Greg, I was doing some searching and your name popped up when I came across Ocelot. I have some questions about runtime code generation (posted on another thread here) and was wondering if I could pick your brain. Where would be the best place to contact you? Thanks.

https://devtalk.nvidia.com/default/topic/526247/cuda-programming-and-performance/cuda-needs-ipad-ipod-iphone-approach-to-mass-success-software-hardware-integration-and-consumer-ma/

This style of GPU programming reminds me a little bit of the Cell Messaging Layer:

[url]http://www.ccs3.lanl.gov/~pakin/software/cellmessaging/[/url]

This library changed the programming model of a large cluster of Cell processors (like Roadrunner) to be one where the PPEs were not explicitly programmed. Instead everything happened on the SPEs, and SPEs were free to communicate with SPEs on other devices or nodes.
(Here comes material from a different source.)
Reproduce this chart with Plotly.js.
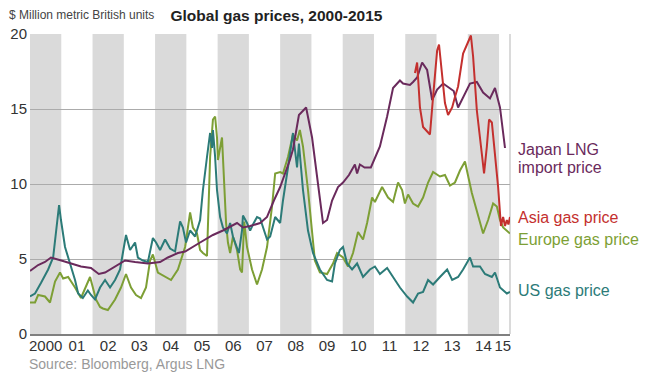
<!DOCTYPE html>
<html>
<head>
<meta charset="utf-8">
<script src="https://cdn.plot.ly/plotly-3.0.1.min.js"></script>
<style>html,body{margin:0;padding:0;background:#fff;}#chart{width:646px;height:378px;}</style>
</head>
<body>
<div id="chart"></div>
<script>
// Japan LNG import price
const japanX = [2000.00,2000.26,2000.48,2000.67,2001.00,2001.30,2001.63,2001.95,2002.20,2002.40,2002.72,2003.04,2003.36,2003.77,2004.16,2004.41,2004.73,2004.96,2005.44,2005.85,2006.17,2006.62,2006.81,2007.04,2007.36,2007.58,2007.80,2008.00,2008.31,2008.41,2008.60,2008.83,2009.02,2009.20,2009.37,2009.50,2009.66,2009.85,2010.01,2010.20,2010.39,2010.46,2010.55,2010.70,2010.90,2011.19,2011.42,2011.61,2011.83,2011.93,2012.15,2012.25,2012.38,2012.54,2012.70,2012.86,2013.02,2013.21,2013.43,2013.55,2013.69,2013.85,2014.07,2014.29,2014.49,2014.71,2014.87,2015.03,2015.19];
const japanY = [4.2,4.6,4.8,5.1,4.9,4.7,4.5,4.4,4.0,4.1,4.5,4.9,4.8,4.7,4.8,5.1,5.4,5.5,6.1,6.6,6.9,7.4,7.1,7.2,7.4,7.8,8.9,9.8,11.6,12.3,14.6,15.1,13.1,10.0,7.4,7.6,8.9,9.8,10.1,10.6,11.3,10.7,11.3,11.1,11.1,12.5,14.5,16.4,16.9,16.7,16.6,16.8,17.1,18.1,17.6,15.6,16.3,16.7,16.4,16.2,15.1,15.8,16.7,16.8,16.1,15.7,16.4,15.1,12.4];

// Asia gas price
const asiaX = [2012.31,2012.38,2012.41,2012.47,2012.57,2012.73,2012.79,2012.89,2013.02,2013.08,2013.17,2013.27,2013.37,2013.50,2013.59,2013.69,2013.85,2014.01,2014.10,2014.17,2014.29,2014.45,2014.52,2014.61,2014.68,2014.77,2014.87,2014.97,2015.06,2015.13,2015.19,2015.25,2015.30,2015.35];
const asiaY = [17.4,18.1,17.1,15.1,13.8,13.4,13.3,15.8,18.9,19.3,17.6,15.4,14.6,15.1,15.8,16.5,18.7,19.4,19.9,18.5,14.9,12.0,10.7,12.5,14.3,14.1,12.0,9.8,7.2,7.8,7.2,7.6,7.3,7.8];

// Europe gas price
const europeX = [2000.00,2000.16,2000.26,2000.48,2000.64,2000.80,2000.96,2001.06,2001.22,2001.44,2001.63,2001.92,2002.01,2002.11,2002.24,2002.33,2002.49,2002.72,2002.91,2003.07,2003.23,2003.39,2003.55,2003.71,2003.84,2003.93,2004.09,2004.32,2004.51,2004.73,2004.83,2004.96,2005.12,2005.21,2005.34,2005.44,2005.53,2005.66,2005.76,2005.85,2005.92,2005.98,2006.01,2006.14,2006.27,2006.33,2006.40,2006.49,2006.62,2006.72,2006.78,2006.85,2006.94,2007.10,2007.26,2007.42,2007.58,2007.74,2007.84,2008.00,2008.09,2008.25,2008.41,2008.54,2008.63,2008.73,2008.89,2009.02,2009.11,2009.27,2009.50,2009.69,2009.82,2010.01,2010.17,2010.33,2010.49,2010.65,2010.78,2010.94,2011.03,2011.26,2011.35,2011.45,2011.61,2011.77,2011.90,2011.99,2012.09,2012.25,2012.41,2012.57,2012.73,2012.89,2013.11,2013.27,2013.43,2013.59,2013.75,2013.91,2014.13,2014.33,2014.49,2014.65,2014.81,2014.93,2015.03,2015.13,2015.35];
const europeY = [2.1,2.1,2.6,2.5,2.1,3.5,4.1,3.7,3.8,3.1,2.4,3.8,3.1,2.3,1.8,1.7,1.6,2.3,3.1,4.0,3.1,2.6,2.4,3.1,4.9,5.3,4.1,3.8,3.6,4.3,4.9,5.8,8.1,7.1,6.7,5.6,5.4,5.2,11.8,14.3,14.5,13.1,11.6,13.1,7.4,6.1,5.4,6.5,5.6,4.3,4.1,7.5,5.8,4.3,3.3,4.3,5.8,8.5,10.7,10.8,10.7,11.8,13.3,12.9,13.6,12.5,9.6,6.9,4.9,4.1,4.0,4.7,5.4,5.1,4.5,5.4,6.8,6.3,7.4,9.1,8.8,9.8,9.5,9.1,8.8,10.1,9.6,8.7,9.3,8.7,8.5,9.1,10.1,10.8,10.5,10.6,9.9,10.1,10.9,11.5,9.4,7.8,6.7,7.6,8.7,8.5,7.6,7.1,6.7];

// US gas price
const usX = [2000.00,2000.16,2000.35,2000.58,2000.74,2000.83,2000.93,2000.99,2001.12,2001.28,2001.44,2001.54,2001.69,2001.85,2001.95,2002.08,2002.24,2002.40,2002.56,2002.72,2002.88,2002.97,2003.07,2003.20,2003.36,2003.45,2003.61,2003.77,2003.93,2004.03,2004.16,2004.32,2004.48,2004.64,2004.80,2004.89,2004.99,2005.12,2005.28,2005.44,2005.53,2005.66,2005.76,2005.82,2005.85,2005.92,2005.98,2006.08,2006.17,2006.30,2006.40,2006.49,2006.62,2006.68,2006.78,2006.81,2006.94,2007.04,2007.13,2007.26,2007.36,2007.45,2007.58,2007.68,2007.84,2008.00,2008.09,2008.25,2008.41,2008.54,2008.60,2008.73,2008.89,2009.05,2009.27,2009.50,2009.66,2009.75,2009.91,2010.01,2010.14,2010.30,2010.46,2010.65,2010.87,2011.03,2011.19,2011.42,2011.61,2011.83,2012.06,2012.25,2012.41,2012.57,2012.73,2012.89,2013.11,2013.34,2013.50,2013.69,2013.85,2014.07,2014.17,2014.39,2014.55,2014.77,2014.87,2015.03,2015.25,2015.35];
const usY = [2.5,2.7,3.4,4.3,5.1,6.9,8.6,7.6,5.8,4.7,3.6,2.7,2.4,2.9,2.6,2.3,3.1,3.6,3.1,3.6,4.3,5.4,6.6,5.6,6.1,5.1,4.9,4.8,6.4,6.1,5.6,6.3,5.7,5.5,7.5,7.1,6.1,6.9,6.5,7.6,9.6,11.8,13.4,12.4,13.6,11.8,9.6,7.8,7.1,6.7,7.4,6.5,5.8,5.4,6.9,7.9,7.4,6.9,7.3,7.8,7.7,7.1,6.3,6.5,7.8,7.4,8.9,11.1,13.4,11.1,12.7,9.6,6.9,5.4,4.3,3.6,3.5,4.7,5.6,5.8,4.7,4.3,4.7,3.8,4.3,4.5,4.0,4.4,3.8,3.1,2.5,2.1,2.7,2.8,3.6,3.3,3.8,4.3,3.6,3.8,4.3,5.1,4.5,4.5,4.0,3.8,4.1,3.1,2.7,2.8];

const seriesNames = ['Japan LNG import price','Asia gas price','Europe gas price','US gas price'];
const tickVals = [2000.5,2001.5,2002.5,2003.5,2004.5,2005.5,2006.5,2007.5,2008.5,2009.5,2010.5,2011.5,2012.5,2013.5,2014.5,2015.12];
const tickText = ['2000','01','02','03','04','05','06','07','08','09','10','11','12','13','14','15'];
const bandYears = [2000,2002,2004,2006,2008,2010,2012,2014];

const C_JP = '#6a2a5c', C_AS = '#c4302e', C_EU = '#7d9f35', C_US = '#2c7b78';
const FONT = 'Arial, "Liberation Sans", Helvetica, sans-serif';

function tr(x, y, name, color) {
  return {x: x, y: y, name: name, type: 'scatter', mode: 'lines',
    line: {color: color, width: 2}, hoverinfo: 'skip'};
}
const data = [
  tr(europeX, europeY, seriesNames[2], C_EU),
  tr(usX, usY, seriesNames[3], C_US),
  tr(japanX, japanY, seriesNames[0], C_JP),
  tr(asiaX, asiaY, seriesNames[1], C_AS)
];

const shapes = bandYears.map(function (y0) {
  return {type: 'rect', xref: 'x', yref: 'paper', x0: y0, x1: y0 + 1, y0: 0, y1: 1,
    fillcolor: '#dadada', line: {width: 0}, layer: 'below'};
});
shapes.push({type: 'line', xref: 'paper', yref: 'paper', x0: 1, x1: 1, y0: 0, y1: 1,
  line: {color: '#b5b5b5', width: 1}, layer: 'below'});

const annotations = [
  {text: '$ Million metric British units', xref: 'paper', yref: 'paper', x: -0.048, y: 1.063,
    xanchor: 'left', yanchor: 'middle', showarrow: false, font: {family: FONT, size: 12, color: '#444'}},
  {text: 'Source: Bloomberg, Argus LNG', xref: 'paper', yref: 'paper', x: -0.006, y: -0.1,
    xanchor: 'left', yanchor: 'middle', showarrow: false, font: {family: FONT, size: 14, color: '#999'}},
  {text: 'Japan LNG', xref: 'paper', yref: 'y', x: 1.0125, y: 12.33, xanchor: 'left', yanchor: 'middle',
    showarrow: false, font: {family: FONT, size: 16, color: C_JP}},
  {text: 'import price', xref: 'paper', yref: 'y', x: 1.0125, y: 11.13, xanchor: 'left', yanchor: 'middle',
    showarrow: false, font: {family: FONT, size: 16, color: C_JP}},
  {text: 'Asia gas price', xref: 'paper', yref: 'y', x: 1.0125, y: 7.8, xanchor: 'left', yanchor: 'middle',
    showarrow: false, font: {family: FONT, size: 16, color: C_AS}},
  {text: 'Europe gas price', xref: 'paper', yref: 'y', x: 1.0125, y: 6.33, xanchor: 'left', yanchor: 'middle',
    showarrow: false, font: {family: FONT, size: 16, color: C_EU}},
  {text: 'US gas price', xref: 'paper', yref: 'y', x: 1.0125, y: 2.93, xanchor: 'left', yanchor: 'middle',
    showarrow: false, font: {family: FONT, size: 16, color: C_US}}
];

const layout = {
  width: 646, height: 378,
  margin: {l: 30, r: 136, t: 34, b: 44, pad: 0},
  paper_bgcolor: '#ffffff', plot_bgcolor: '#ffffff',
  showlegend: false,
  font: {family: FONT, color: '#333'},
  title: {text: 'Global gas prices, 2000-2015', xref: 'container', yref: 'container',
    x: 0.428, y: 0.96, xanchor: 'center', yanchor: 'middle',
    font: {family: FONT, size: 15.5, color: '#222', weight: 'bold'}},
  xaxis: {range: [2000, 2015.35], tickmode: 'array', tickvals: tickVals, ticktext: tickText,
    showgrid: false, zeroline: false, showline: true, linecolor: '#808080', linewidth: 2,
    ticks: '', ticklabelstandoff: -3, tickfont: {family: FONT, size: 15, color: '#333'}, fixedrange: true},
  yaxis: {range: [0, 20], tickmode: 'array', tickvals: [0, 5, 10, 15, 20],
    showgrid: true, gridcolor: '#ababab', gridwidth: 1, zeroline: false, showline: false,
    ticks: '', ticklabelstandoff: 2, tickfont: {family: FONT, size: 15, color: '#333'}, fixedrange: true},
  shapes: shapes,
  annotations: annotations
};

Plotly.newPlot('chart', data, layout, {staticPlot: true, displayModeBar: false});
</script>
</body>
</html>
CML provided some basic service code that ran on all the PPEs (and host x86 processors) to shuffle the needed messages around.

If the Maxwell series of GPUs get an on-chip supervisory ARM core, then I fully expect the programming model you describe to be even easier to implement. (And the CUDA architecture will resemble Cell a little more…)

@seibert, thanks for the CML pointer, I haven’t been watching Cell development for the last year or
so and I hadn’t seen it yet.

It sounds like it uses the PPE as an IO-Hub or router to avoid implementing the network stack on the SPEs, which does seem very similar to using the CPU core for File-IO and interacting with device drivers. There are some CUDA projects that aim to do similar things, e.g. cudaMPI for message passing or Mark Silberstein’s work on GPUfs for File-IO, but there is still a lot of work to be done.

Hopefully the desire for some of the programming model abstractions that I mentioned will motivate further work on these topics.

@Lev, it sounds like you mainly want a simple and rock-solid environment for writing GPU applications.

This is not a trivial problem by any means, but the computing industry has a long history
of designing software development tools (compilers, IDEs, debuggers, etc) that are
reliable and usable. I think that it will be possible for GPU programming tools that leverage
and expand on these ideas to emerge and continue to mature.

Yes, I think this is what desktop, workstation and mass scientific developers need. Today are different times. CPU performance is very big, much bigger than 15 years ago, would CUDA come that time with 10 times speed up over cpu, it would be different story. Now programming simplicity is important. No time to learn cudamemcpy3d parameters and figuring out why nsight does not work.

@Lev have you tried using the nsight IDE (for Linux/Mac)? It was released with CUDA 5, and worked fine for me without any tweaking necessary, and has all the trappings of modern IDEs (syntax highlighting, autocomplete, etc). it’s basically eclipse CDT with built-in CUDA support.

Its great, good it comes finally with cuda5.0, I do not use linux/mac.

@alrikai do you use cuda for personal use or for mac/linux application?

well, both I guess. For work I mostly use CUDA on linux, for personal use I’ve historically used CUDA on windows. In both work and personal settings I use CUDA for writing (parts of) applications

Who are your customers? Contractor or consumer? What is the market?